Otherwise, however, there should be no significant consequences. You can continue to act as a director of other companies (though your credibility may suffer). For the next five years, however, you are not allowed to be a director of another company with a similar name without the court’s permission. (This helps to prevent unscrupulous directors of failed companies from setting up a so-called ‘Phoenix’ company which then carries on the same line of business, with a similar name to the failed company, without being obliged to pay back the original company’s creditors.) If you wish to trade under the same name in a new company, there is a procedure to be followed, which requires you to get court permission before you can do so. You should seek specialist legal advice.
When you are declared bankrupt, the Official Receiver takes ownership of all your assets apart from any that are necessary for your business or basic domestic needs. The Official Receiver will investigate your finances and will interview you to establish the circumstances leading to your bankruptcy, and to ensure that there is nothing suspicious in these.
After the initial period, either the Official Receiver or an insolvency practitioner will act as your 'trustee in bankruptcy', taking care of selling the assets and making payments to creditors. You will only be allowed to keep enough income to fund a modest lifestyle, with any extra going towards your debts. Additionally, you are not allowed to borrow more than £500 without disclosing that you are bankrupt. In most cases, you will remain bankrupt for a maximum of twelve months (although this may be less in some cases).

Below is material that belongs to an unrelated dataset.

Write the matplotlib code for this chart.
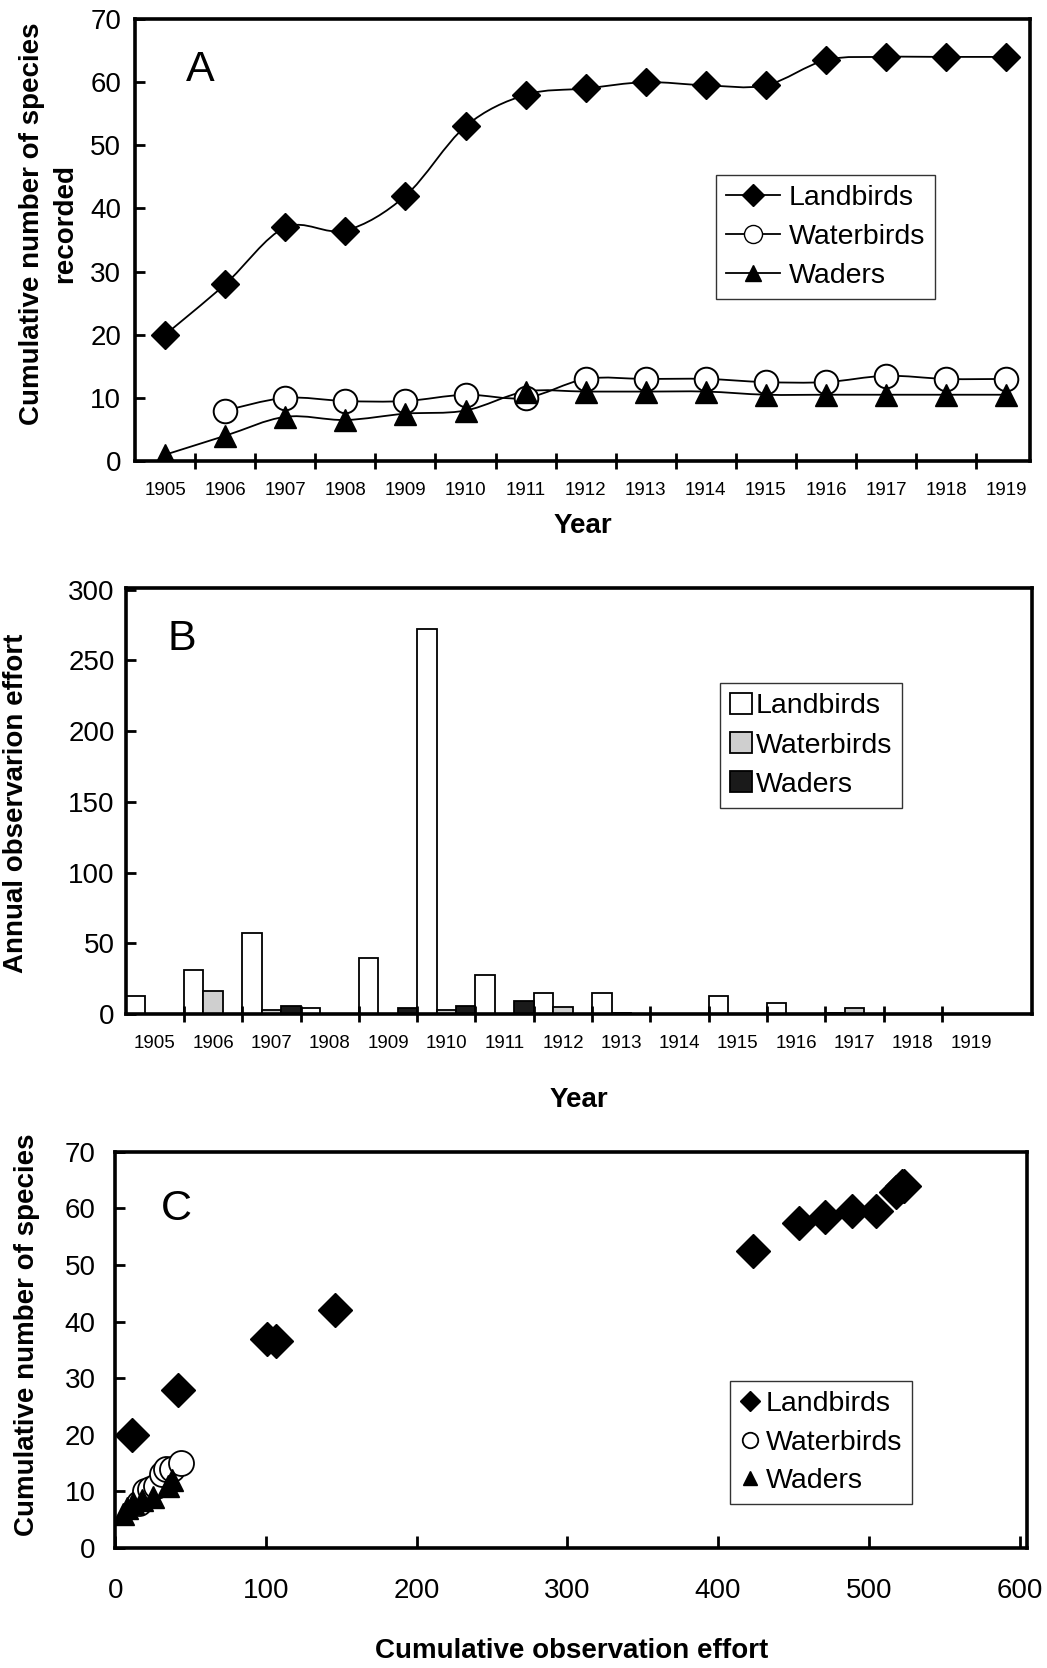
import numpy as np
import matplotlib.pyplot as plt
from matplotlib.path import Path
from matplotlib.patches import PathPatch
from matplotlib.lines import Line2D

plt.rcParams['font.family'] = ['Liberation Sans', 'DejaVu Sans']

years = [1905, 1906, 1907, 1908, 1909, 1910, 1911, 1912, 1913, 1914, 1915, 1916, 1917, 1918, 1919]

# Panel A: cumulative species per year
land_cum = [20, 28, 37, 36.5, 42, 53, 58, 59, 60, 59.5, 59.5, 63.5, 64, 64, 64]
water_years = years[1:]
water_cum = [8, 10, 9.5, 9.5, 10.5, 10, 13, 13, 13, 12.5, 12.5, 13.5, 13, 13]
wader_cum = [1, 4, 7, 6.5, 7.5, 8, 11, 11, 11, 11, 10.5, 10.5, 10.5, 10.5, 10.5]

# Panel B: annual observation effort
land_eff = [13, 31, 57, 4, 40, 272, 28, 15, 15, 0, 13, 8, 1, 0, 0]
water_eff = [0, 16, 3, 0, 0, 3, 0, 5, 1, 0, 0, 0, 4, 0, 0]
wader_eff = [0, 0, 6, 0, 4, 6, 9, 0, 0, 0, 0, 0, 0, 0, 0]

# Panel C: cumulative species vs cumulative effort
land_x = [11, 42, 101, 107, 146, 423, 454, 471, 489, 505, 518, 522, 523]
land_y = [20, 28, 37, 36.5, 42, 52.5, 57.5, 58.5, 59.5, 59.5, 63, 64, 64]
water_x = [16, 20, 23, 27, 31, 34, 38, 44]
water_y = [8, 10, 10.5, 11, 13, 14, 14, 15]
wader_x = [5, 8, 12, 18, 25, 35, 38]
wader_y = [6, 7, 8, 8.5, 9, 11, 12]


def smooth_path(x, y):
    # bezier path through the points (excel style smoothed line)
    p = np.column_stack([x, y]).astype(float)
    verts = [p[0]]
    codes = [Path.MOVETO]
    n = len(p)
    for i in range(n - 1):
        p0 = p[i - 1] if i > 0 else p[i]
        p3 = p[i + 2] if i + 2 < n else p[i + 1]
        c1 = p[i] + (p[i + 1] - p0) / 6.0
        c2 = p[i + 1] - (p3 - p[i]) / 6.0
        verts += [c1, c2, p[i + 1]]
        codes += [Path.CURVE4] * 3
    return Path(verts, codes)


fig = plt.figure(figsize=(10.47, 16.68), dpi=100)

spine_w = 2.6
tick_fs = 20
lab_fs = 20
leg_fs = 20.5

# ---------------- A ----------------
axA = fig.add_axes([0.129, 0.7236, 0.855, 0.265])
for xs, ys in [(years, land_cum), (water_years, water_cum), (years, wader_cum)]:
    axA.add_patch(PathPatch(smooth_path(xs, ys), fill=False, lw=1.3, edgecolor='black', zorder=2))
axA.plot(years, land_cum, ls='none', marker='D', ms=14, mfc='black', mec='black', zorder=3)
axA.plot(water_years, water_cum, ls='none', marker='o', ms=17, mfc='white', mec='black', mew=1.4, zorder=3)
axA.plot(years, wader_cum, ls='none', marker='^', ms=16, mfc='black', mec='black', zorder=4)
axA.set_xlim(1904.5, 1919.4)
axA.set_ylim(0, 70)
axA.set_yticks(range(0, 71, 10))
axA.tick_params(axis='y', direction='in', length=7, width=2, labelsize=tick_fs, pad=10)
axA.set_xticks(years)
axA.set_xticklabels([str(y) for y in years], fontsize=13.5)
axA.tick_params(axis='x', which='major', length=0, pad=15)
axA.set_xticks([y + 0.5 for y in years[:-1]], minor=True)
axA.tick_params(axis='x', which='minor', direction='inout', length=12, width=2)
axA.set_xlabel('Year', fontsize=lab_fs, fontweight='bold', labelpad=10)
axA.set_ylabel('Cumulative number of species\nrecorded', fontsize=lab_fs, fontweight='bold',
               linespacing=1.35)
axA.yaxis.set_label_coords(-0.064, 0.537)
axA.text(0.073, 0.885, 'A', transform=axA.transAxes, fontsize=31, va='center', ha='center')
hA = [Line2D([], [], color='black', lw=1.3, marker='D', ms=11, mfc='black'),
      Line2D([], [], color='black', lw=1.3, marker='o', ms=13, mfc='white'),
      Line2D([], [], color='black', lw=1.3, marker='^', ms=12, mfc='black')]
legA = axA.legend(hA, ['Landbirds', 'Waterbirds', 'Waders'], loc='upper left',
                  bbox_to_anchor=(0.649, 0.646), fontsize=leg_fs, frameon=True, fancybox=False,
                  edgecolor='black', handlelength=1.9, handletextpad=0.3, borderpad=0.35,
                  labelspacing=0.45, borderaxespad=0)
legA.get_frame().set_linewidth(1.0)

# ---------------- B ----------------
axB = fig.add_axes([0.120, 0.392, 0.866, 0.2554])
pos = np.arange(len(years))
w = 1 / 3
axB.bar(pos - w, land_eff, width=w, align='center', color='white', edgecolor='black', lw=1.3, label='Landbirds')
axB.bar(pos, water_eff, width=w, align='center', color='#cfcfcf', edgecolor='black', lw=1.3, label='Waterbirds')
axB.bar(pos + w, wader_eff, width=w, align='center', color='#1a1a1a', edgecolor='black', lw=1.3, label='Waders')
axB.set_xlim(-0.5, 15.05)
axB.set_ylim(0, 301)
axB.set_yticks(range(0, 301, 50))
axB.tick_params(axis='y', direction='in', length=7, width=2, labelsize=tick_fs, pad=8)
axB.set_xticks(pos)
axB.set_xticklabels([str(y) for y in years], fontsize=13.5)
axB.tick_params(axis='x', which='major', length=0, pad=15)
axB.set_xticks(pos[:-1] + 0.5, minor=True)
axB.tick_params(axis='x', which='minor', direction='inout', length=12, width=2)
axB.set_xlabel('Year', fontsize=lab_fs, fontweight='bold', labelpad=25)
axB.set_ylabel('Annual observarion effort', fontsize=lab_fs, fontweight='bold')
axB.yaxis.set_label_coords(-0.107, 0.495)
axB.text(0.062, 0.88, 'B', transform=axB.transAxes, fontsize=31, va='center', ha='center')
legB = axB.legend(loc='upper left', bbox_to_anchor=(0.656, 0.777), fontsize=leg_fs, frameon=True,
                  fancybox=False, edgecolor='black', handlelength=0.75, handleheight=0.75,
                  handletextpad=0.15, borderpad=0.35, labelspacing=0.45, borderaxespad=0)
legB.get_frame().set_linewidth(1.0)

# ---------------- C ----------------
axC = fig.add_axes([0.110, 0.072, 0.871, 0.2374])
axC.plot(land_x, land_y, ls='none', marker='D', ms=17, mfc='black', mec='black', label='Landbirds', zorder=3)
axC.plot(water_x, water_y, ls='none', marker='o', ms=18, mfc='white', mec='black', mew=1.3, label='Waterbirds', zorder=2)
axC.plot(wader_x, wader_y, ls='none', marker='^', ms=16, mfc='black', mec='black', label='Waders', zorder=4)
axC.set_xlim(0, 605)
axC.set_ylim(0, 70)
axC.set_yticks(range(0, 71, 10))
axC.set_xticks(range(0, 601, 100))
axC.tick_params(axis='y', direction='in', length=7, width=2, labelsize=tick_fs, pad=14)
axC.tick_params(axis='x', direction='in', length=9, width=2, pad=22, labelsize=20)
axC.set_xlabel('Cumulative observation effort', fontsize=lab_fs, fontweight='bold', labelpad=24)
axC.set_ylabel('Cumulative number of species', fontsize=lab_fs, fontweight='bold')
axC.yaxis.set_label_coords(-0.082, 0.538)
axC.text(0.067, 0.855, 'C', transform=axC.transAxes, fontsize=31, va='center', ha='center')
legC = axC.legend(loc='upper left', bbox_to_anchor=(0.674, 0.422), fontsize=leg_fs, frameon=True,
                  fancybox=False, edgecolor='black', markerscale=0.62, handlelength=0.7,
                  handletextpad=0.2, borderpad=0.35, labelspacing=0.45, borderaxespad=0)
legC.get_frame().set_linewidth(1.0)

for ax in (axA, axB, axC):
    for s in ax.spines.values():
        s.set_linewidth(spine_w)

fig.savefig('out.png', dpi=100, facecolor='white')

You will then receive an automatic discharge and will no longer be bound by the constraints of bankruptcy. Two aspects may however continue to affect you after this time. First, your assets will not be returned to you but will remain the property of your trustee in bankruptcy (including your house) if the trustee has not already sold it. The trustee in bankruptcy will have to realise his interest in your house within three years or lose his interest in it. Secondly, if your trustee has sought regular monthly contributions from your income, these will continue for a further 2 years.
If you have behaved culpably, recklessly or fraudulently, the court may impose a bankruptcy restriction order (BRO) on you for between two and fifteen years after you are discharged from bankruptcy. For example, this might happen if you continued borrowing at a significant level with little prospect of repaying the debt, spent recklessly, gambled heavily or tried to conceal assets. A BRO prevents you from being a company director, borrowing over £500 or trading under a different name from the one you were using when you were made bankrupt.

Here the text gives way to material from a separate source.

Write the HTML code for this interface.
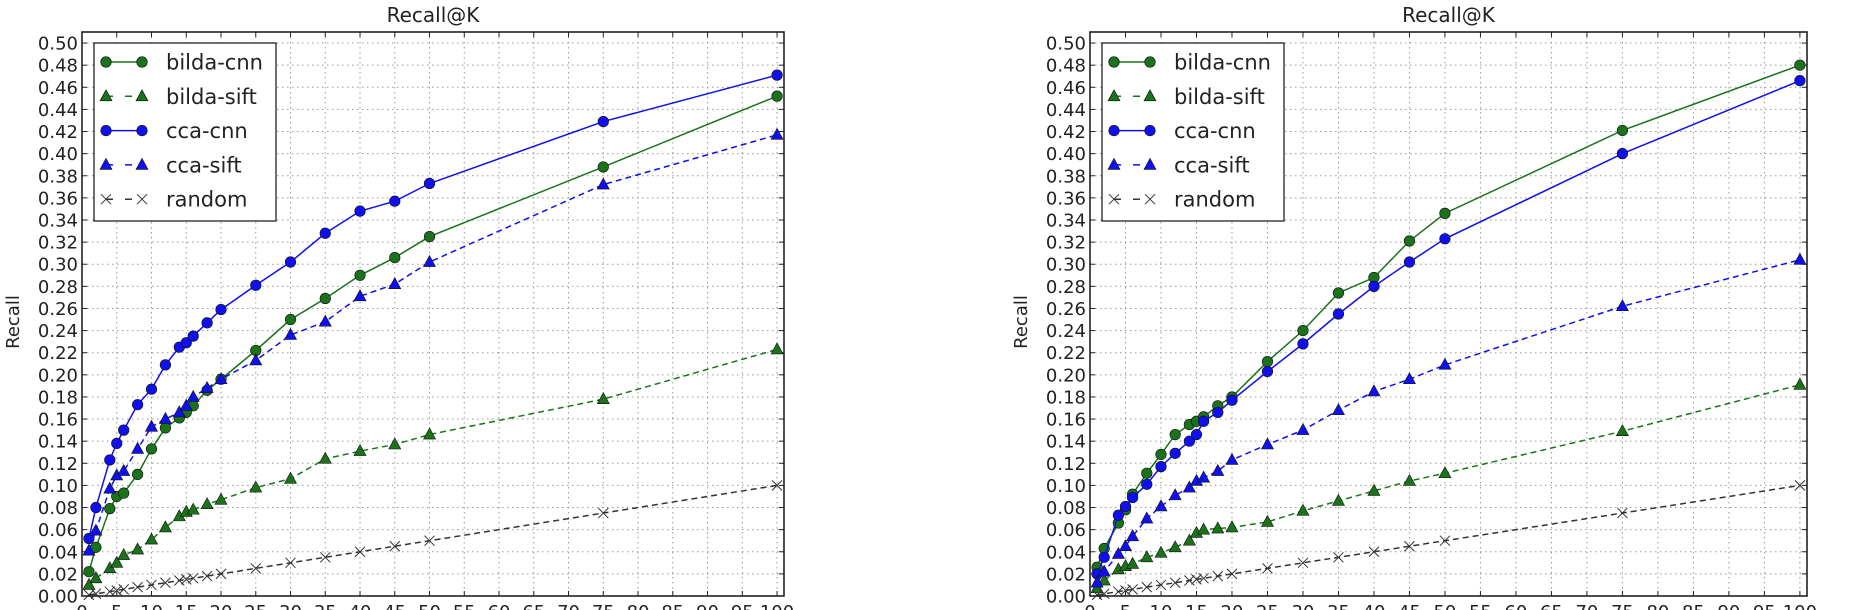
<!DOCTYPE html>
<html><head><meta charset="utf-8"><style>
html,body{margin:0;padding:0;background:#fff;width:1857px;height:610px;overflow:hidden}
svg text{font-family:"DejaVu Sans","Liberation Sans",sans-serif;fill:#222}
</style></head><body>
<svg id="c" width="1857" height="610" xmlns="http://www.w3.org/2000/svg"></svg>
<script>
const kValues=[1,2,4,5,6,8,10,12,14,15,16,18,20,25,30,35,40,45,50,75,100];
const xTicks=[0,5,10,15,20,25,30,35,40,45,50,55,60,65,70,75,80,85,90,95,100];
const yTicks=[0,0.02,0.04,0.06,0.08,0.10,0.12,0.14,0.16,0.18,0.20,0.22,0.24,0.26,0.28,0.30,0.32,0.34,0.36,0.38,0.40,0.42,0.44,0.46,0.48,0.50];
const seriesNames=["bilda-cnn","bilda-sift","cca-cnn","cca-sift","random"];
const leftBildaCnn=[0.022,0.044,0.079,0.090,0.093,0.110,0.133,0.152,0.161,0.166,0.172,0.186,0.196,0.222,0.250,0.269,0.290,0.306,0.325,0.388,0.452];
const leftBildaSift=[0.010,0.016,0.025,0.030,0.037,0.042,0.051,0.062,0.072,0.076,0.078,0.083,0.087,0.098,0.106,0.124,0.131,0.137,0.146,0.178,0.223];
const leftCcaCnn=[0.052,0.080,0.123,0.138,0.150,0.173,0.187,0.209,0.225,0.229,0.235,0.247,0.259,0.281,0.302,0.328,0.348,0.357,0.373,0.429,0.471];
const leftCcaSift=[0.041,0.059,0.097,0.109,0.113,0.133,0.153,0.160,0.166,0.172,0.180,0.188,0.196,0.213,0.236,0.248,0.271,0.282,0.302,0.372,0.417];
const randomRecall=[0.001,0.002,0.004,0.005,0.006,0.008,0.010,0.012,0.014,0.015,0.016,0.018,0.020,0.025,0.030,0.035,0.040,0.045,0.050,0.075,0.100];
const rightBildaCnn=[0.026,0.043,0.066,0.078,0.092,0.111,0.128,0.146,0.155,0.158,0.162,0.172,0.180,0.212,0.240,0.274,0.288,0.321,0.346,0.421,0.480];
const rightBildaSift=[0.007,0.014,0.024,0.027,0.029,0.035,0.039,0.044,0.050,0.057,0.060,0.061,0.062,0.067,0.077,0.086,0.095,0.104,0.111,0.149,0.191];
const rightCcaCnn=[0.020,0.035,0.073,0.081,0.089,0.101,0.117,0.129,0.140,0.146,0.158,0.166,0.177,0.203,0.228,0.255,0.280,0.302,0.323,0.400,0.466];
const rightCcaSift=[0.012,0.022,0.038,0.045,0.054,0.070,0.081,0.091,0.098,0.104,0.107,0.113,0.123,0.137,0.150,0.168,0.185,0.196,0.209,0.262,0.304];

const NS="http://www.w3.org/2000/svg";
const svg=document.getElementById('c');
const G="#1a721a",B="#1010ee",K="#333";
const styles=[{c:G,m:'o',d:null},{c:G,m:'^',d:'6,4'},{c:B,m:'o',d:null},{c:B,m:'^',d:'6,4'},{c:K,m:'x',d:'6,4'}];
function mk(tag,attrs,parent){const e=document.createElementNS(NS,tag);for(const k in attrs)e.setAttribute(k,attrs[k]);(parent||svg).appendChild(e);return e;}

function drawPlot(x0,x1,id,data){
  const y0=596,y1=32;
  const sx=v=>x0+(x1-x0)*v/101, sy=v=>y0-(y0-y1)*v/0.51;
  const g=mk('g',{});
  
  
  const grid=mk('g',{stroke:'#999','stroke-width':1,'stroke-dasharray':'1.5,3.5'},g);
  
  
  xTicks.forEach(t=>{mk('line',{x1:sx(t),x2:sx(t),y1:y1,y2:y0},grid);});
  yTicks.forEach(t=>{mk('line',{x1:x0,x2:x1,y1:sy(t),y2:sy(t)},grid);});
  const tk=mk('g',{stroke:'#222','stroke-width':1},g);
  xTicks.forEach(t=>{const x=sx(t);mk('line',{x1:x,x2:x,y1:y0,y2:y0-5},tk);mk('line',{x1:x,x2:x,y1:y1,y2:y1+5},tk);});
  yTicks.forEach(t=>{const y=sy(t);mk('line',{x1:x0,x2:x0+5,y1:y,y2:y},tk);mk('line',{x1:x1,x2:x1-5,y1:y,y2:y},tk);});
  const yl=mk('g',{'font-size':18,'text-anchor':'end'},g);
  
  
  yTicks.forEach(t=>{const e=mk('text',{x:x0-4,y:sy(t)+6.5},yl);e.textContent=t.toFixed(2);});
  const xl=mk('g',{'font-size':18,'text-anchor':'middle'},g);
  
  
  xTicks.forEach(t=>{const e=mk('text',{x:sx(t),y:618},xl);e.textContent=t;});
  const ti=mk('text',{x:(x0+x1)/2,y:22,'font-size':20,'text-anchor':'middle'},g);ti.textContent='Recall@K';
  
  
  const yt=mk('text',{x:0,y:0,'font-size':18,'text-anchor':'middle',transform:`translate(${x0-63},322) rotate(-90)`},g);yt.textContent='Recall';
  
  
  data.forEach((vals,i)=>{
    const s=styles[i];
    const sg=mk('g',{},g);
    
    
    const pts=kValues.map((k,j)=>sx(k)+','+sy(vals[j])).join(' ');
    const pl=mk('polyline',{points:pts,fill:'none',stroke:s.c,'stroke-width':1.5},sg);
    if(s.d)pl.setAttribute('stroke-dasharray',s.d);
    kValues.forEach((k,j)=>marker(sg,s,sx(k),sy(vals[j])));
  });
  mk('rect',{x:x0,y:y1,width:x1-x0,height:y0-y1,fill:'none',stroke:'#222','stroke-width':1.6},g);
  const lx=x0+12,ly=43;
  const lg=mk('g',{},g);
  
  
  mk('rect',{x:lx,y:ly,width:182,height:178,fill:'#fff',stroke:'#222','stroke-width':1.3},lg);
  seriesNames.forEach((n,i)=>{
    const s=styles[i],y=62+i*34.3;
    const en=mk('g',{},lg);
    
    
    const l=mk('line',{x1:lx+12,x2:lx+48,y1:y,y2:y,stroke:s.c,'stroke-width':1.5},en);
    if(s.d)l.setAttribute('stroke-dasharray','7,12');
    marker(en,s,lx+12,y);marker(en,s,lx+48,y);
    const t=mk('text',{x:lx+72,y:y+7.5,'font-size':21},en);t.textContent=n;
  });
}
function marker(p,s,x,y){
  if(s.m==='o')mk('circle',{cx:x,cy:y,r:5.3,fill:s.c,stroke:'#111','stroke-width':0.6},p);
  else if(s.m==='^')mk('polygon',{points:`${x},${y-6.5} ${x+6},${y+4.5} ${x-6},${y+4.5}`,fill:s.c,stroke:'#111','stroke-width':0.6},p);
  else{mk('path',{d:`M${x-5},${y-5}L${x+5},${y+5}M${x-5},${y+5}L${x+5},${y-5}`,stroke:'#333','stroke-width':1},p);}
}
drawPlot(82,784,'left-recall-chart',[leftBildaCnn,leftBildaSift,leftCcaCnn,leftCcaSift,randomRecall]);
drawPlot(1090,1807,'right-recall-chart',[rightBildaCnn,rightBildaSift,rightCcaCnn,rightCcaSift,randomRecall]);
</script>
</body></html>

It’s common for former shareholders and directors of an insolvent company to form a new company to buy the business from the administrator. However, the administrator has a duty to get the best price they can, so the new company cannot buy the business at an undervalue – although a new company owned and run by the former management is often the best buyer for the business, especially if their knowledge of the business and its market, their personal contacts and their ability to act quickly will help keep key employees, customers and/or suppliers on board, so that creditors will benefit.
This will not, of course, be possible if any of the directors are liable to be disqualified from being directors because they acted improperly while directors of the old company. Also, there are restrictions on directors of an insolvent company being involved in a new company whose name is similar to the old company name (see 17).

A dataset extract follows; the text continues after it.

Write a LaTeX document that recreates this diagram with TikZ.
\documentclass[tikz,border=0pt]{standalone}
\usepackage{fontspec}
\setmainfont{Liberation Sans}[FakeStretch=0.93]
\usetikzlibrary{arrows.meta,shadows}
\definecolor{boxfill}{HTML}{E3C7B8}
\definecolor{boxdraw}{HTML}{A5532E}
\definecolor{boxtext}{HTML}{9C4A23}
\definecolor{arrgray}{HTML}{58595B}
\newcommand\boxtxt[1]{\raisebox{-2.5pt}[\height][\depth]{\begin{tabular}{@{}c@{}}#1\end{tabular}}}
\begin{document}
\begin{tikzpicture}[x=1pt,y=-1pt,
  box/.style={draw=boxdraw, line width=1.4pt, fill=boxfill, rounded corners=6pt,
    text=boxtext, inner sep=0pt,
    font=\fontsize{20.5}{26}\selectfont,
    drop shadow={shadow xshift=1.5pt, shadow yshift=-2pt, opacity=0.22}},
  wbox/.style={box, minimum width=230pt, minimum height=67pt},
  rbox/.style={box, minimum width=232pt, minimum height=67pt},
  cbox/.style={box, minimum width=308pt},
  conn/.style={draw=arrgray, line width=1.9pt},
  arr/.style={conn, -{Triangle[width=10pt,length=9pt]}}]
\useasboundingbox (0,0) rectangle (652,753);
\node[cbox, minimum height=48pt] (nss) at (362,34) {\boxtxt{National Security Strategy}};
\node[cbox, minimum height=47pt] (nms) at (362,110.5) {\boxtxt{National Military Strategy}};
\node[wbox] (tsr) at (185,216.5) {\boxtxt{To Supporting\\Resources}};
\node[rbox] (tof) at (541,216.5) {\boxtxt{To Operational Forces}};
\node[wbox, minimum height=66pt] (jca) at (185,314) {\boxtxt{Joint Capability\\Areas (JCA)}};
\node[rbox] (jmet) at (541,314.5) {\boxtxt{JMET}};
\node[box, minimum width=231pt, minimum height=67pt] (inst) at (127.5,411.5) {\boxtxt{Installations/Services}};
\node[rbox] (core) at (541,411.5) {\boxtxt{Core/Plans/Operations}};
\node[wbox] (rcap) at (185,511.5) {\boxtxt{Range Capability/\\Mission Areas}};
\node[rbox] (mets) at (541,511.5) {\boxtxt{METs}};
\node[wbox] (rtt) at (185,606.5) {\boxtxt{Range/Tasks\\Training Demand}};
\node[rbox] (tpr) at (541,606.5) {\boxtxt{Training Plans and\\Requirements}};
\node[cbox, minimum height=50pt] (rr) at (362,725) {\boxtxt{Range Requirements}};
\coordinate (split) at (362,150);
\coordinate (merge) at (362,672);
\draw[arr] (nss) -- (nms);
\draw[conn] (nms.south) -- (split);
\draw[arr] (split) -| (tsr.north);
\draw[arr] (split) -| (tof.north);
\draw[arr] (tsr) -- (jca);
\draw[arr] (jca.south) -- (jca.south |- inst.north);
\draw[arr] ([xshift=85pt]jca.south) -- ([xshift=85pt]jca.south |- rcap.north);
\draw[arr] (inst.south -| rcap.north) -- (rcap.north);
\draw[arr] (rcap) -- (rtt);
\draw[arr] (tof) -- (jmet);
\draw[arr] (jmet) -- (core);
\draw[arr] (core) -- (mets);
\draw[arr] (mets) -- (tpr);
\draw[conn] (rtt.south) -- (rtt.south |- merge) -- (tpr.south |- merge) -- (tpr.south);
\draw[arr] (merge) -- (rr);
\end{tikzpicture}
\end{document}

Generally, yes, although there can sometimes be problems. Lawyers call the process a ‘pre-pack administration’, and the number of pre-pack administrations has risen sharply in recent years.
First, your company negotiates the sale of its business (or the saleable parts of it), with a possible buyer (which could be a third party, or a new company set up by you and/or your management team) and the proposed administrator of the company. The sale has to be at the best price obtainable. Once the sale agreement and other documents have been agreed, the administrator is appointed, and they sign the agreement.
Benefits are that the business is sold immediately, at a proper price, after an extremely short administration. This can reduce the potential damage to relationships with customers and suppliers that can occur while a company is trading in administration and, therefore, the potential losses to creditors. If the buyer is a company set up by the existing management (see 19), their personal contacts may make a pre-pack deal even more attractive.
The speed of the process can also mean jobs are saved, with employees having the right to continue their employment with the buyer company under the TUPE regulations – special rules that protect employees on a transfer of a business from one owner to another.
However, a pre-pack administration can be unattractive to the old company’s creditors, and they may try to stop it. They may feel that the business has not been properly marketed, so that the administrator is not getting the best price obtainable. They may be unhappy because it feels as if the deal has been done behind closed doors and then presented to them as a fait accompli.
The old company’s bankers may also be unhappy. Their concerns can be particularly acute if the buyers are the management of the old company, and many clearing banks will refuse to support a pre-pack administration in those circumstances.
The old company’s landlords may be unhappy with the new company becoming a tenant in its place (whether the new company belongs to the previous management or not), as it has no track record. They may try to withhold consent to the assignment of the lease from the old company to the new company.
Practically, the recession means it is currently difficult to find funding for the acquisition of businesses in any event. A buyer will often need to find specialist lenders or venture capitalists prepared to fund a pre-pack deal – and even then, many funders will require personal guarantees from the directors of small company buyers.
Clearly, a pre-pack administration should only be launched after taking specialist professional advice on whether a pre-pack administration is the best option, what the potential problems and issues are in the particular case, and how they can be addressed.